Task details: Repeat the listing word for word. No pictures belong in the copy.

▬▬▬

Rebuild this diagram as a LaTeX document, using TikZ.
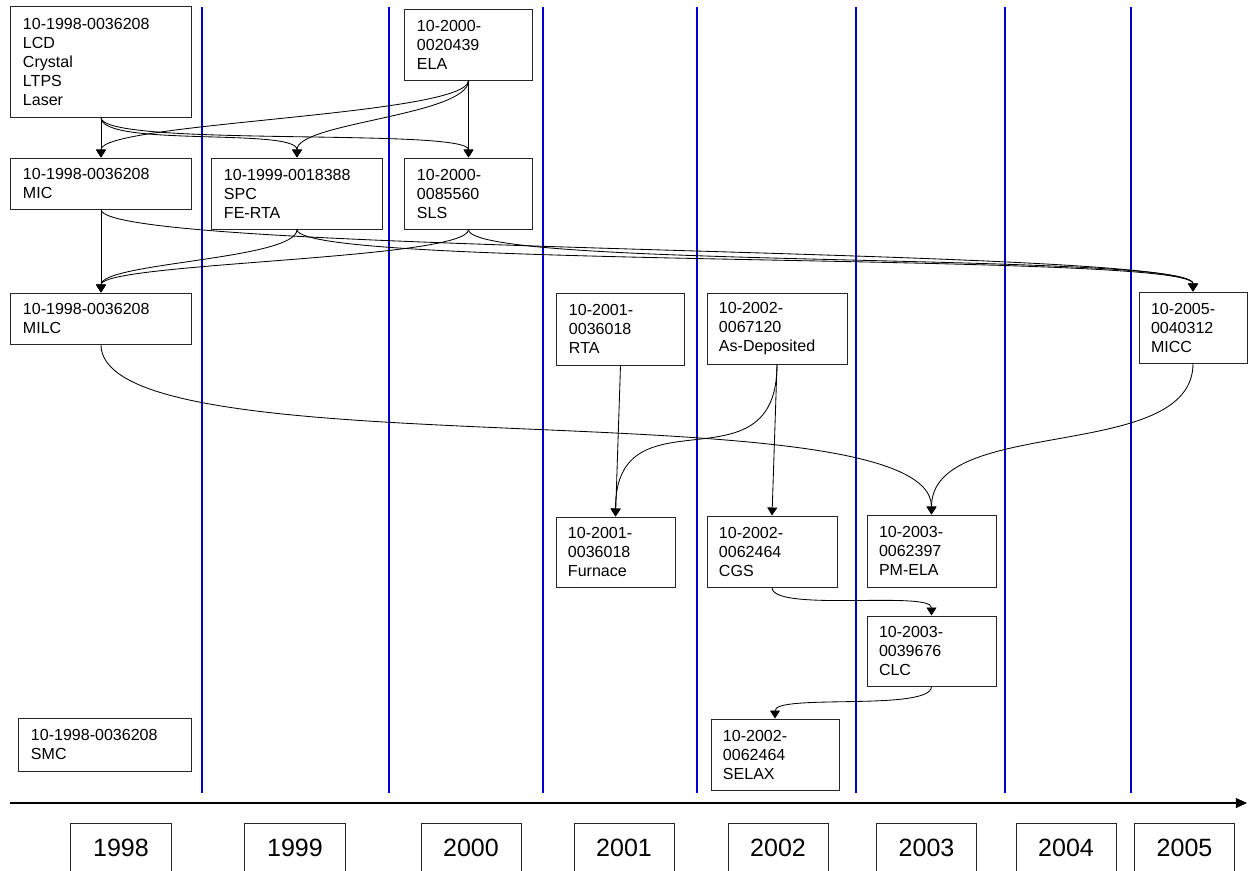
\documentclass[tikz,border=0pt]{standalone}
\usepackage{fontspec}
\setmainfont{Liberation Sans}
\usetikzlibrary{arrows.meta,positioning}
\definecolor{yearline}{RGB}{0,0,205}

\begin{document}
\begin{tikzpicture}[x=0.025cm,y=-0.025cm,
      >={Triangle[length=0.2cm,width=0.25cm]},
      box/.style={draw=black!85,line width=0.7pt,align=left,inner xsep=0.3cm,inner ysep=0pt,
        font=\fontsize{11.4}{13.5}\selectfont},
      yr/.style={draw=black!85,line width=0.7pt,minimum width=2.5cm,minimum height=1.25cm,
        font=\fontsize{17.8}{20}\selectfont},
      link/.style={->,line width=0.6pt}]
    \clip (0,0) rectangle (1248,870);
    \fill[white] (0,0) rectangle (1248,870);
    % year separators
    \foreach \x in {202,389,543,697,856,1005,1131}
      \draw[yearline,line width=1.4pt] (\x,7) -- (\x,793);
    % patents
    \node[box,text width=3.9cm,minimum height=2.75cm] (lcd) at (101,62) {10-1998-0036208\\LCD\\Crystal\\LTPS\\Laser};
    \node[box,text width=2.575cm,minimum height=1.775cm] (ela) at (468.5,44.5) {10-2000-\\0020439\\ELA};
    \node[box,text width=3.9cm,minimum height=1.275cm] (mic) at (101,183.5) {10-1998-0036208\\MIC};
    \node[box,text width=3.65cm,minimum height=1.775cm] (spc) at (297,193.5) {10-1999-0018388\\SPC\\FE-RTA};
    \node[box,text width=2.575cm,minimum height=1.775cm] (sls) at (468.5,193.5) {10-2000-\\0085560\\SLS};
    \node[box,text width=3.9cm,minimum height=1.275cm] (milc) at (101,318.5) {10-1998-0036208\\MILC};
    \node[box,text width=2.575cm,minimum height=1.8cm] (rta) at (620.5,329) {10-2001-\\0036018\\RTA};
    \node[box,text width=2.9cm,minimum height=1.775cm] (asdep) at (777,328.5) {10-2002-\\0067120\\As-Deposited};
    \node[box,text width=2.1cm,minimum height=1.775cm] (micc) at (1193,327.5) {10-2005-\\0040312\\MICC};
    \node[box,text width=2.375cm,minimum height=1.75cm] (furn) at (615.5,552) {10-2001-\\0036018\\Furnace};
    \node[box,text width=2.65cm,minimum height=1.775cm] (cgs) at (772,551.5) {10-2002-\\0062464\\CGS};
    \node[box,text width=2.625cm,minimum height=1.8cm] (pmela) at (931.5,551) {10-2003-\\0062397\\PM-ELA};
    \node[box,text width=2.625cm,minimum height=1.75cm] (clc) at (931.5,651) {10-2003-\\0039676\\CLC};
    \node[box,text width=2.6cm,minimum height=1.775cm] (selax) at (775,754.5) {10-2002-\\0062464\\SELAX};
    \node[box,text width=3.7cm,minimum height=1.325cm] (smc) at (105,744.5) {10-1998-0036208\\SMC};
    % citations
    \draw[link] (lcd) -- (mic);
    \draw[link] (lcd.south) .. controls +(0,30) and +(0,-30) .. (spc.north);
    \draw[link] (lcd.south) .. controls +(0,30) and +(0,-30) .. (sls.north);
    \draw[link] (ela) -- (sls);
    \draw[link] (ela.south) .. controls +(0,35) and +(0,-35) .. (mic.north);
    \draw[link] (ela.south) .. controls +(0,35) and +(0,-35) .. (spc.north);
    \draw[link] (mic) -- (milc);
    \draw[link] (spc.south) .. controls +(0,30) and +(0,-30) .. (milc.north);
    \draw[link] (sls.south) .. controls +(0,30) and +(0,-30) .. (milc.north);
    \draw[link] (mic.south) .. controls +(0,45) and +(0,-45) .. (micc.north);
    \draw[link] (spc.south) .. controls +(0,40) and +(0,-40) .. (micc.north);
    \draw[link] (sls.south) .. controls +(0,40) and +(0,-40) .. (micc.north);
    \draw[link] (milc.south) .. controls +(0,130) and +(0,-130) .. (pmela.north);
    \draw[link] (micc.south) .. controls +(0,100) and +(0,-100) .. (pmela.north);
    \draw[link] (rta.south) -- (furn.north);
    \draw[link] (asdep.south) .. controls +(0,130) and +(0,-130) .. (furn.north);
    \draw[link] (asdep.south) -- (cgs.north);
    \draw[link] (cgs.south) .. controls +(0,25) and +(0,-25) .. (clc.north);
    \draw[link] (clc.south) .. controls +(0,25) and +(0,-25) .. (selax.north);
    % time axis
    \coordinate (t0) at (10,803);
    \coordinate (t1) at (1247,803);
    \draw[-{Triangle[length=0.28cm,width=0.25cm]},line width=0.9pt] (t0) -- (t1);
    \foreach \yr/\x in {1998/121,1999/295,2000/471,2001/624,2002/778,2003/926.5,2004/1066,2005/1184.5}
      \node[yr] (y\yr) at (\x,848) {\yr};
  \end{tikzpicture}
\end{document}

▬▬▬

Correct response:
Rebuild this diagram as a LaTeX document, using TikZ.
\documentclass[tikz,border=0pt]{standalone}
\usepackage{fontspec}
\setmainfont{Liberation Sans}
\usetikzlibrary{arrows.meta,positioning}
\definecolor{yearline}{RGB}{0,0,205}

\begin{document}
\begin{tikzpicture}[x=0.025cm,y=-0.025cm,
      >={Triangle[length=0.2cm,width=0.25cm]},
      box/.style={draw=black!85,line width=0.7pt,align=left,inner xsep=0.3cm,inner ysep=0pt,
        font=\fontsize{11.4}{13.5}\selectfont},
      yr/.style={draw=black!85,line width=0.7pt,minimum width=2.5cm,minimum height=1.25cm,
        font=\fontsize{17.8}{20}\selectfont},
      link/.style={->,line width=0.6pt}]
    \clip (0,0) rectangle (1248,870);
    \fill[white] (0,0) rectangle (1248,870);
    % year separators
    \foreach \x in {202,389,543,697,856,1005,1131}
      \draw[yearline,line width=1.4pt] (\x,7) -- (\x,793);
    % patents
    \node[box,text width=3.9cm,minimum height=2.75cm] (lcd) at (101,62) {10-1998-0036208\\LCD\\Crystal\\LTPS\\Laser};
    \node[box,text width=2.575cm,minimum height=1.775cm] (ela) at (468.5,44.5) {10-2000-\\0020439\\ELA};
    \node[box,text width=3.9cm,minimum height=1.275cm] (mic) at (101,183.5) {10-1998-0036208\\MIC};
    \node[box,text width=3.65cm,minimum height=1.775cm] (spc) at (297,193.5) {10-1999-0018388\\SPC\\FE-RTA};
    \node[box,text width=2.575cm,minimum height=1.775cm] (sls) at (468.5,193.5) {10-2000-\\0085560\\SLS};
    \node[box,text width=3.9cm,minimum height=1.275cm] (milc) at (101,318.5) {10-1998-0036208\\MILC};
    \node[box,text width=2.575cm,minimum height=1.8cm] (rta) at (620.5,329) {10-2001-\\0036018\\RTA};
    \node[box,text width=2.9cm,minimum height=1.775cm] (asdep) at (777,328.5) {10-2002-\\0067120\\As-Deposited};
    \node[box,text width=2.1cm,minimum height=1.775cm] (micc) at (1193,327.5) {10-2005-\\0040312\\MICC};
    \node[box,text width=2.375cm,minimum height=1.75cm] (furn) at (615.5,552) {10-2001-\\0036018\\Furnace};
    \node[box,text width=2.65cm,minimum height=1.775cm] (cgs) at (772,551.5) {10-2002-\\0062464\\CGS};
    \node[box,text width=2.625cm,minimum height=1.8cm] (pmela) at (931.5,551) {10-2003-\\0062397\\PM-ELA};
    \node[box,text width=2.625cm,minimum height=1.75cm] (clc) at (931.5,651) {10-2003-\\0039676\\CLC};
    \node[box,text width=2.6cm,minimum height=1.775cm] (selax) at (775,754.5) {10-2002-\\0062464\\SELAX};
    \node[box,text width=3.7cm,minimum height=1.325cm] (smc) at (105,744.5) {10-1998-0036208\\SMC};
    % citations
    \draw[link] (lcd) -- (mic);
    \draw[link] (lcd.south) .. controls +(0,30) and +(0,-30) .. (spc.north);
    \draw[link] (lcd.south) .. controls +(0,30) and +(0,-30) .. (sls.north);
    \draw[link] (ela) -- (sls);
    \draw[link] (ela.south) .. controls +(0,35) and +(0,-35) .. (mic.north);
    \draw[link] (ela.south) .. controls +(0,35) and +(0,-35) .. (spc.north);
    \draw[link] (mic) -- (milc);
    \draw[link] (spc.south) .. controls +(0,30) and +(0,-30) .. (milc.north);
    \draw[link] (sls.south) .. controls +(0,30) and +(0,-30) .. (milc.north);
    \draw[link] (mic.south) .. controls +(0,45) and +(0,-45) .. (micc.north);
    \draw[link] (spc.south) .. controls +(0,40) and +(0,-40) .. (micc.north);
    \draw[link] (sls.south) .. controls +(0,40) and +(0,-40) .. (micc.north);
    \draw[link] (milc.south) .. controls +(0,130) and +(0,-130) .. (pmela.north);
    \draw[link] (micc.south) .. controls +(0,100) and +(0,-100) .. (pmela.north);
    \draw[link] (rta.south) -- (furn.north);
    \draw[link] (asdep.south) .. controls +(0,130) and +(0,-130) .. (furn.north);
    \draw[link] (asdep.south) -- (cgs.north);
    \draw[link] (cgs.south) .. controls +(0,25) and +(0,-25) .. (clc.north);
    \draw[link] (clc.south) .. controls +(0,25) and +(0,-25) .. (selax.north);
    % time axis
    \coordinate (t0) at (10,803);
    \coordinate (t1) at (1247,803);
    \draw[-{Triangle[length=0.28cm,width=0.25cm]},line width=0.9pt] (t0) -- (t1);
    \foreach \yr/\x in {1998/121,1999/295,2000/471,2001/624,2002/778,2003/926.5,2004/1066,2005/1184.5}
      \node[yr] (y\yr) at (\x,848) {\yr};
  \end{tikzpicture}
\end{document}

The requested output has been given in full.